_EXERCISE DESCRIPTION_
Write out the material exactly, without any of its pictures.
## BEGIN
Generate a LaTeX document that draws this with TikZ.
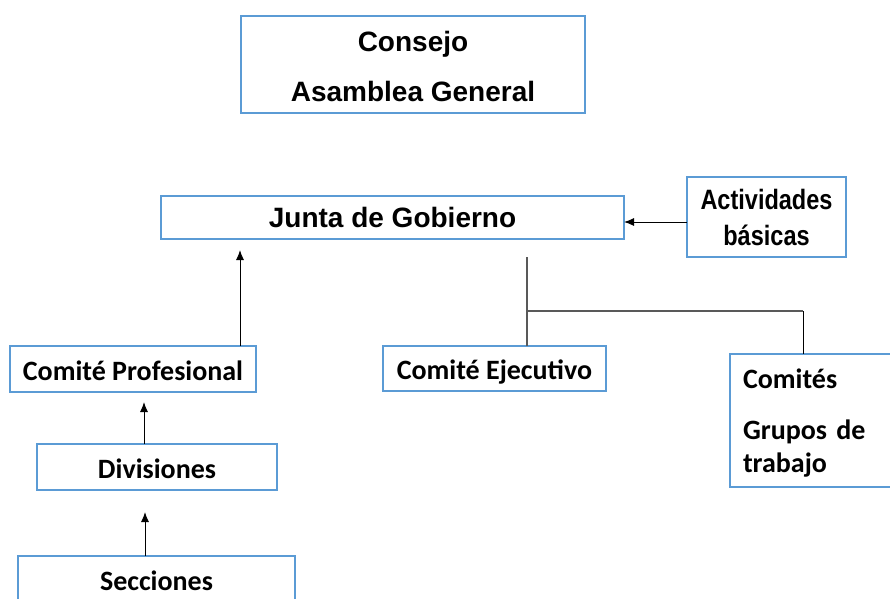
\documentclass[tikz,border=0pt]{standalone}
\usepackage{fontspec}
\setmainfont{Liberation Sans}
\newfontfamily\calib{Carlito}
\newfontfamily\narrowf[FakeStretch=0.84]{Liberation Sans}
\usetikzlibrary{arrows.meta}
\definecolor{boxblue}{RGB}{91,155,213}
\definecolor{conngray}{RGB}{89,89,89}
\begin{document}
\begin{tikzpicture}[x=1pt,y=-1pt,
  box/.style={draw=boxblue, line width=2pt, fill=white, inner sep=0pt, outer sep=0pt, text=black},
  arialtxt/.style={font=\bfseries\fontsize{28}{50}\selectfont},
  calibtxt/.style={font=\calib\bfseries\fontsize{28}{33}\selectfont},
  oneline/.style={text height=24pt, text depth=2pt},
  arr/.style={draw=black, line width=1pt, -{Latex[length=10pt,width=8pt]}},
  conn/.style={draw=conngray, line width=1.5pt},
  thinconn/.style={draw=black, line width=1pt}]
\useasboundingbox (0,0) rectangle (890,598);

\node[box, arialtxt, align=center, minimum width=344pt, minimum height=97pt] (consejo) at (413,64.5) {\rule{0pt}{24pt}Consejo\\Asamblea General};

\node[box, arialtxt, minimum width=463pt, minimum height=43pt] (junta) at (392.5,217.5) {Junta de Gobierno};

\node[box, font=\narrowf\bfseries\fontsize{28}{36}\selectfont, align=center, minimum width=159pt, minimum height=80pt] (activ) at (766.5,217) {Actividades\\b\'asicas};

\node[box, calibtxt, oneline, minimum width=246pt, minimum height=46pt] (comprof) at (133,369) {Comit\'e Profesional};
\node[box, calibtxt, oneline, minimum width=240pt, minimum height=46pt] (div) at (157,467) {Divisiones};
\node[box, calibtxt, oneline, minimum width=277pt, minimum height=46pt] (secc) at (156.5,579) {Secciones};
\node[box, calibtxt, oneline, minimum width=223pt, minimum height=45pt] (comeje) at (494.5,368.5) {Comit\'e Ejecutivo};
\node[box, calibtxt, align=left, text width=139pt, minimum width=165pt, minimum height=133pt] (comites) at (812.5,420.5) {\rule{0pt}{25pt}Comit\'es\\[18pt]Grupos de\\trabajo};

% arrows
\draw[arr] ([yshift=-5pt]activ.west) -- ([yshift=-5pt]activ.west -| junta.east);
\coordinate (cpTop) at (240,346);
\draw[arr] (cpTop) -- ([yshift=-11pt]cpTop |- junta.south);
\coordinate (dvTop) at (144,444);
\draw[arr] (dvTop) -- ([yshift=-10pt]dvTop |- comprof.south);
\coordinate (scTop) at (145,556);
\draw[arr] (scTop) -- ([yshift=-22pt]scTop |- div.south);

% tree connectors
\coordinate (jt) at (527,257);
\coordinate (br) at (527,311);
\coordinate (ct) at (803,311);
\draw[conn] (jt) -- (jt |- comeje.north);
\draw[conn] (br) -- (ct);
\draw[thinconn] (ct) -- (ct |- comites.north);
\end{tikzpicture}
\end{document}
## END
_SOLUTION TO THE PROBLEM_
Generate a LaTeX document that draws this with TikZ.
\documentclass[tikz,border=0pt]{standalone}
\usepackage{fontspec}
\setmainfont{Liberation Sans}
\newfontfamily\calib{Carlito}
\newfontfamily\narrowf[FakeStretch=0.84]{Liberation Sans}
\usetikzlibrary{arrows.meta}
\definecolor{boxblue}{RGB}{91,155,213}
\definecolor{conngray}{RGB}{89,89,89}
\begin{document}
\begin{tikzpicture}[x=1pt,y=-1pt,
  box/.style={draw=boxblue, line width=2pt, fill=white, inner sep=0pt, outer sep=0pt, text=black},
  arialtxt/.style={font=\bfseries\fontsize{28}{50}\selectfont},
  calibtxt/.style={font=\calib\bfseries\fontsize{28}{33}\selectfont},
  oneline/.style={text height=24pt, text depth=2pt},
  arr/.style={draw=black, line width=1pt, -{Latex[length=10pt,width=8pt]}},
  conn/.style={draw=conngray, line width=1.5pt},
  thinconn/.style={draw=black, line width=1pt}]
\useasboundingbox (0,0) rectangle (890,598);

\node[box, arialtxt, align=center, minimum width=344pt, minimum height=97pt] (consejo) at (413,64.5) {\rule{0pt}{24pt}Consejo\\Asamblea General};

\node[box, arialtxt, minimum width=463pt, minimum height=43pt] (junta) at (392.5,217.5) {Junta de Gobierno};

\node[box, font=\narrowf\bfseries\fontsize{28}{36}\selectfont, align=center, minimum width=159pt, minimum height=80pt] (activ) at (766.5,217) {Actividades\\b\'asicas};

\node[box, calibtxt, oneline, minimum width=246pt, minimum height=46pt] (comprof) at (133,369) {Comit\'e Profesional};
\node[box, calibtxt, oneline, minimum width=240pt, minimum height=46pt] (div) at (157,467) {Divisiones};
\node[box, calibtxt, oneline, minimum width=277pt, minimum height=46pt] (secc) at (156.5,579) {Secciones};
\node[box, calibtxt, oneline, minimum width=223pt, minimum height=45pt] (comeje) at (494.5,368.5) {Comit\'e Ejecutivo};
\node[box, calibtxt, align=left, text width=139pt, minimum width=165pt, minimum height=133pt] (comites) at (812.5,420.5) {\rule{0pt}{25pt}Comit\'es\\[18pt]Grupos de\\trabajo};

% arrows
\draw[arr] ([yshift=-5pt]activ.west) -- ([yshift=-5pt]activ.west -| junta.east);
\coordinate (cpTop) at (240,346);
\draw[arr] (cpTop) -- ([yshift=-11pt]cpTop |- junta.south);
\coordinate (dvTop) at (144,444);
\draw[arr] (dvTop) -- ([yshift=-10pt]dvTop |- comprof.south);
\coordinate (scTop) at (145,556);
\draw[arr] (scTop) -- ([yshift=-22pt]scTop |- div.south);

% tree connectors
\coordinate (jt) at (527,257);
\coordinate (br) at (527,311);
\coordinate (ct) at (803,311);
\draw[conn] (jt) -- (jt |- comeje.north);
\draw[conn] (br) -- (ct);
\draw[thinconn] (ct) -- (ct |- comites.north);
\end{tikzpicture}
\end{document}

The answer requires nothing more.